### GIVEN TASK:
Print the data exactly as it is given, please.

### SOURCE DATA:
---------------

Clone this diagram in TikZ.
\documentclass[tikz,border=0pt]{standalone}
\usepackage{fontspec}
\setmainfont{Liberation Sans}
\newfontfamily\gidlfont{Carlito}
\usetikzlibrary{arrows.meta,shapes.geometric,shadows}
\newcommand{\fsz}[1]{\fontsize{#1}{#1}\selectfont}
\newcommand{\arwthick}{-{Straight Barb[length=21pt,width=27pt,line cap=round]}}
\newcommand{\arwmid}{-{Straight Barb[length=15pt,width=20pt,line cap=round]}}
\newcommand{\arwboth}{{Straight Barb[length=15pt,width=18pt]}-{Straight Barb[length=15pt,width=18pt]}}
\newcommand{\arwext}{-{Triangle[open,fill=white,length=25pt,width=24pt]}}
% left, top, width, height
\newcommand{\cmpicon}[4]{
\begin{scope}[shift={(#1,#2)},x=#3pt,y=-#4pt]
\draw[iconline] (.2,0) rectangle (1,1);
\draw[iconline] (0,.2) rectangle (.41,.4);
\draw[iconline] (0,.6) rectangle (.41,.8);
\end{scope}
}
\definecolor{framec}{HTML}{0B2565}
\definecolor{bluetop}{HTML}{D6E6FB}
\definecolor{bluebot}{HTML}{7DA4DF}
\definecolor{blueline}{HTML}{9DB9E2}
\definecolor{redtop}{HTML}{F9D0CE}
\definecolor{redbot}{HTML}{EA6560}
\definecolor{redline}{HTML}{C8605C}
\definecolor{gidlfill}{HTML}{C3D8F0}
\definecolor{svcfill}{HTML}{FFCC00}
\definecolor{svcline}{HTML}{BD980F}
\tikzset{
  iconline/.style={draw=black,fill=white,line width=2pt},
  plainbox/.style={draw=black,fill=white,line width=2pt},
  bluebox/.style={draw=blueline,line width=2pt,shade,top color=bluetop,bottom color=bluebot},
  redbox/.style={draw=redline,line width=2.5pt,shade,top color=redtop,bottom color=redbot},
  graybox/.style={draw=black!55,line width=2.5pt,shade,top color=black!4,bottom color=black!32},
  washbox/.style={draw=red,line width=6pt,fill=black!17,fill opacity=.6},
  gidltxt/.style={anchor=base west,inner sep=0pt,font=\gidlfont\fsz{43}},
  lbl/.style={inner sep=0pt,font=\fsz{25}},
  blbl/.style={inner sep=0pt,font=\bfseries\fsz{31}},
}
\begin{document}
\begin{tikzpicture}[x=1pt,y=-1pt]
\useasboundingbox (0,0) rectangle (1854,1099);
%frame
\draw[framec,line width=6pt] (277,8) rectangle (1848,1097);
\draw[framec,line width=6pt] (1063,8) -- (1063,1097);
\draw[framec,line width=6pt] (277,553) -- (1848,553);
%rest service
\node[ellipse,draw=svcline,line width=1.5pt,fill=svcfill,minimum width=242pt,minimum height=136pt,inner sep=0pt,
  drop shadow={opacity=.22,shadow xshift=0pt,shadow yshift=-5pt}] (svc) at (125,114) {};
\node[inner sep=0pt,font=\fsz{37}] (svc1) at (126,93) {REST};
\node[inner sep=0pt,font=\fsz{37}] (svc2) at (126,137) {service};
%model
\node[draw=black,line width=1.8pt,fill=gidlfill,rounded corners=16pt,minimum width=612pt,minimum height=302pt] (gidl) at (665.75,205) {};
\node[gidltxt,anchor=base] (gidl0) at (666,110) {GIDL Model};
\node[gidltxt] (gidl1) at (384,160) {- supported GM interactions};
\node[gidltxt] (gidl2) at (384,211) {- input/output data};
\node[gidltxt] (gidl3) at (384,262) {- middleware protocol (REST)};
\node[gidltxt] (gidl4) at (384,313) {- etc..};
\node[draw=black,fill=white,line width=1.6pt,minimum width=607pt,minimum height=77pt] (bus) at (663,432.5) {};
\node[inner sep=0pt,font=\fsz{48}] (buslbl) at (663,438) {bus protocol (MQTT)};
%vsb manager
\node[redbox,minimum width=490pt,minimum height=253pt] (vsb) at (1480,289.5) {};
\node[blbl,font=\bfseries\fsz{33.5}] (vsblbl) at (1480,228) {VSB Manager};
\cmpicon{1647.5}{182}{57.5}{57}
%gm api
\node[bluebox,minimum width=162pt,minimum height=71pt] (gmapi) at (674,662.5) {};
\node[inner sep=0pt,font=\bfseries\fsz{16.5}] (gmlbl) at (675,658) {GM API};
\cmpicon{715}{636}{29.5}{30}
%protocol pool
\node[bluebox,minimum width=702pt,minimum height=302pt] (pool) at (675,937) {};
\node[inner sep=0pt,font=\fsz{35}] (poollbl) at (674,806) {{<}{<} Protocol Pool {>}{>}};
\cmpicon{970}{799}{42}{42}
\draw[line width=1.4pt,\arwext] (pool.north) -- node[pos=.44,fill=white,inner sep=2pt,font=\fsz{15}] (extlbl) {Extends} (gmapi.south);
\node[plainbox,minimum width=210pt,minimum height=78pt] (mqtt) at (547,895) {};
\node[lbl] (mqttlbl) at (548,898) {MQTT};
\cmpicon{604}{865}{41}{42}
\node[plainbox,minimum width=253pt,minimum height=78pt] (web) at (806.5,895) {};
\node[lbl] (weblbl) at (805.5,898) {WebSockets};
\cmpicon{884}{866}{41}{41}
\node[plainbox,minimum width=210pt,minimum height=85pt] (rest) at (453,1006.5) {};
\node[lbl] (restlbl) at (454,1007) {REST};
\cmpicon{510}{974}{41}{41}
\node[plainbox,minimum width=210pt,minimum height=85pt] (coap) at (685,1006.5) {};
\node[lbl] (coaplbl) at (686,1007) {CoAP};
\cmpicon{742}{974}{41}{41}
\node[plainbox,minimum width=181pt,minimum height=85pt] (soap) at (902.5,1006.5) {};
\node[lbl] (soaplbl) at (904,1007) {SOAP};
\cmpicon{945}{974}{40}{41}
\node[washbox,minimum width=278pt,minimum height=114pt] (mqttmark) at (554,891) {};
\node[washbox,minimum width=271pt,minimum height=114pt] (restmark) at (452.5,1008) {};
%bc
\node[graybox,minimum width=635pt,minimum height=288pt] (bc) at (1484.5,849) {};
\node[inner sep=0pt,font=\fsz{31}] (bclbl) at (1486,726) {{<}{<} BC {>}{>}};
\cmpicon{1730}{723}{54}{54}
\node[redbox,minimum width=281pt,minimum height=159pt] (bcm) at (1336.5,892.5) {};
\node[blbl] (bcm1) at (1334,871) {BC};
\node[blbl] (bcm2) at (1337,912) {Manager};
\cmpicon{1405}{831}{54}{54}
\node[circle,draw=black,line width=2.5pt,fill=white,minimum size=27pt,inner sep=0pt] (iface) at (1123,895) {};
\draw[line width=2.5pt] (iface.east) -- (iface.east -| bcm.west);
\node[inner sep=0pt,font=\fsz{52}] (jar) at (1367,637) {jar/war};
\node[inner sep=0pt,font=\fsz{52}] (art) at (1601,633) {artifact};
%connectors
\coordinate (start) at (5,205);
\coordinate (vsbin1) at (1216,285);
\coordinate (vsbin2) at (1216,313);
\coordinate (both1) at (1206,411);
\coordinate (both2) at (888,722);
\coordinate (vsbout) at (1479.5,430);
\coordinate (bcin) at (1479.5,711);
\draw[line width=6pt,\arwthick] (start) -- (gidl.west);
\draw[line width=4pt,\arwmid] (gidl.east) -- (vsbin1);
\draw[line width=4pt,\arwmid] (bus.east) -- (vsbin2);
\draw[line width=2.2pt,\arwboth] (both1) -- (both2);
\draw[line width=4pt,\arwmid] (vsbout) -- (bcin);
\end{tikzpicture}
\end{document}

---------------

### ANSWER TO THE EXERCISE:
Clone this diagram in TikZ.
\documentclass[tikz,border=0pt]{standalone}
\usepackage{fontspec}
\setmainfont{Liberation Sans}
\newfontfamily\gidlfont{Carlito}
\usetikzlibrary{arrows.meta,shapes.geometric,shadows}
\newcommand{\fsz}[1]{\fontsize{#1}{#1}\selectfont}
\newcommand{\arwthick}{-{Straight Barb[length=21pt,width=27pt,line cap=round]}}
\newcommand{\arwmid}{-{Straight Barb[length=15pt,width=20pt,line cap=round]}}
\newcommand{\arwboth}{{Straight Barb[length=15pt,width=18pt]}-{Straight Barb[length=15pt,width=18pt]}}
\newcommand{\arwext}{-{Triangle[open,fill=white,length=25pt,width=24pt]}}
% left, top, width, height
\newcommand{\cmpicon}[4]{
\begin{scope}[shift={(#1,#2)},x=#3pt,y=-#4pt]
\draw[iconline] (.2,0) rectangle (1,1);
\draw[iconline] (0,.2) rectangle (.41,.4);
\draw[iconline] (0,.6) rectangle (.41,.8);
\end{scope}
}
\definecolor{framec}{HTML}{0B2565}
\definecolor{bluetop}{HTML}{D6E6FB}
\definecolor{bluebot}{HTML}{7DA4DF}
\definecolor{blueline}{HTML}{9DB9E2}
\definecolor{redtop}{HTML}{F9D0CE}
\definecolor{redbot}{HTML}{EA6560}
\definecolor{redline}{HTML}{C8605C}
\definecolor{gidlfill}{HTML}{C3D8F0}
\definecolor{svcfill}{HTML}{FFCC00}
\definecolor{svcline}{HTML}{BD980F}
\tikzset{
  iconline/.style={draw=black,fill=white,line width=2pt},
  plainbox/.style={draw=black,fill=white,line width=2pt},
  bluebox/.style={draw=blueline,line width=2pt,shade,top color=bluetop,bottom color=bluebot},
  redbox/.style={draw=redline,line width=2.5pt,shade,top color=redtop,bottom color=redbot},
  graybox/.style={draw=black!55,line width=2.5pt,shade,top color=black!4,bottom color=black!32},
  washbox/.style={draw=red,line width=6pt,fill=black!17,fill opacity=.6},
  gidltxt/.style={anchor=base west,inner sep=0pt,font=\gidlfont\fsz{43}},
  lbl/.style={inner sep=0pt,font=\fsz{25}},
  blbl/.style={inner sep=0pt,font=\bfseries\fsz{31}},
}
\begin{document}
\begin{tikzpicture}[x=1pt,y=-1pt]
\useasboundingbox (0,0) rectangle (1854,1099);
%frame
\draw[framec,line width=6pt] (277,8) rectangle (1848,1097);
\draw[framec,line width=6pt] (1063,8) -- (1063,1097);
\draw[framec,line width=6pt] (277,553) -- (1848,553);
%rest service
\node[ellipse,draw=svcline,line width=1.5pt,fill=svcfill,minimum width=242pt,minimum height=136pt,inner sep=0pt,
  drop shadow={opacity=.22,shadow xshift=0pt,shadow yshift=-5pt}] (svc) at (125,114) {};
\node[inner sep=0pt,font=\fsz{37}] (svc1) at (126,93) {REST};
\node[inner sep=0pt,font=\fsz{37}] (svc2) at (126,137) {service};
%model
\node[draw=black,line width=1.8pt,fill=gidlfill,rounded corners=16pt,minimum width=612pt,minimum height=302pt] (gidl) at (665.75,205) {};
\node[gidltxt,anchor=base] (gidl0) at (666,110) {GIDL Model};
\node[gidltxt] (gidl1) at (384,160) {- supported GM interactions};
\node[gidltxt] (gidl2) at (384,211) {- input/output data};
\node[gidltxt] (gidl3) at (384,262) {- middleware protocol (REST)};
\node[gidltxt] (gidl4) at (384,313) {- etc..};
\node[draw=black,fill=white,line width=1.6pt,minimum width=607pt,minimum height=77pt] (bus) at (663,432.5) {};
\node[inner sep=0pt,font=\fsz{48}] (buslbl) at (663,438) {bus protocol (MQTT)};
%vsb manager
\node[redbox,minimum width=490pt,minimum height=253pt] (vsb) at (1480,289.5) {};
\node[blbl,font=\bfseries\fsz{33.5}] (vsblbl) at (1480,228) {VSB Manager};
\cmpicon{1647.5}{182}{57.5}{57}
%gm api
\node[bluebox,minimum width=162pt,minimum height=71pt] (gmapi) at (674,662.5) {};
\node[inner sep=0pt,font=\bfseries\fsz{16.5}] (gmlbl) at (675,658) {GM API};
\cmpicon{715}{636}{29.5}{30}
%protocol pool
\node[bluebox,minimum width=702pt,minimum height=302pt] (pool) at (675,937) {};
\node[inner sep=0pt,font=\fsz{35}] (poollbl) at (674,806) {{<}{<} Protocol Pool {>}{>}};
\cmpicon{970}{799}{42}{42}
\draw[line width=1.4pt,\arwext] (pool.north) -- node[pos=.44,fill=white,inner sep=2pt,font=\fsz{15}] (extlbl) {Extends} (gmapi.south);
\node[plainbox,minimum width=210pt,minimum height=78pt] (mqtt) at (547,895) {};
\node[lbl] (mqttlbl) at (548,898) {MQTT};
\cmpicon{604}{865}{41}{42}
\node[plainbox,minimum width=253pt,minimum height=78pt] (web) at (806.5,895) {};
\node[lbl] (weblbl) at (805.5,898) {WebSockets};
\cmpicon{884}{866}{41}{41}
\node[plainbox,minimum width=210pt,minimum height=85pt] (rest) at (453,1006.5) {};
\node[lbl] (restlbl) at (454,1007) {REST};
\cmpicon{510}{974}{41}{41}
\node[plainbox,minimum width=210pt,minimum height=85pt] (coap) at (685,1006.5) {};
\node[lbl] (coaplbl) at (686,1007) {CoAP};
\cmpicon{742}{974}{41}{41}
\node[plainbox,minimum width=181pt,minimum height=85pt] (soap) at (902.5,1006.5) {};
\node[lbl] (soaplbl) at (904,1007) {SOAP};
\cmpicon{945}{974}{40}{41}
\node[washbox,minimum width=278pt,minimum height=114pt] (mqttmark) at (554,891) {};
\node[washbox,minimum width=271pt,minimum height=114pt] (restmark) at (452.5,1008) {};
%bc
\node[graybox,minimum width=635pt,minimum height=288pt] (bc) at (1484.5,849) {};
\node[inner sep=0pt,font=\fsz{31}] (bclbl) at (1486,726) {{<}{<} BC {>}{>}};
\cmpicon{1730}{723}{54}{54}
\node[redbox,minimum width=281pt,minimum height=159pt] (bcm) at (1336.5,892.5) {};
\node[blbl] (bcm1) at (1334,871) {BC};
\node[blbl] (bcm2) at (1337,912) {Manager};
\cmpicon{1405}{831}{54}{54}
\node[circle,draw=black,line width=2.5pt,fill=white,minimum size=27pt,inner sep=0pt] (iface) at (1123,895) {};
\draw[line width=2.5pt] (iface.east) -- (iface.east -| bcm.west);
\node[inner sep=0pt,font=\fsz{52}] (jar) at (1367,637) {jar/war};
\node[inner sep=0pt,font=\fsz{52}] (art) at (1601,633) {artifact};
%connectors
\coordinate (start) at (5,205);
\coordinate (vsbin1) at (1216,285);
\coordinate (vsbin2) at (1216,313);
\coordinate (both1) at (1206,411);
\coordinate (both2) at (888,722);
\coordinate (vsbout) at (1479.5,430);
\coordinate (bcin) at (1479.5,711);
\draw[line width=6pt,\arwthick] (start) -- (gidl.west);
\draw[line width=4pt,\arwmid] (gidl.east) -- (vsbin1);
\draw[line width=4pt,\arwmid] (bus.east) -- (vsbin2);
\draw[line width=2.2pt,\arwboth] (both1) -- (both2);
\draw[line width=4pt,\arwmid] (vsbout) -- (bcin);
\end{tikzpicture}
\end{document}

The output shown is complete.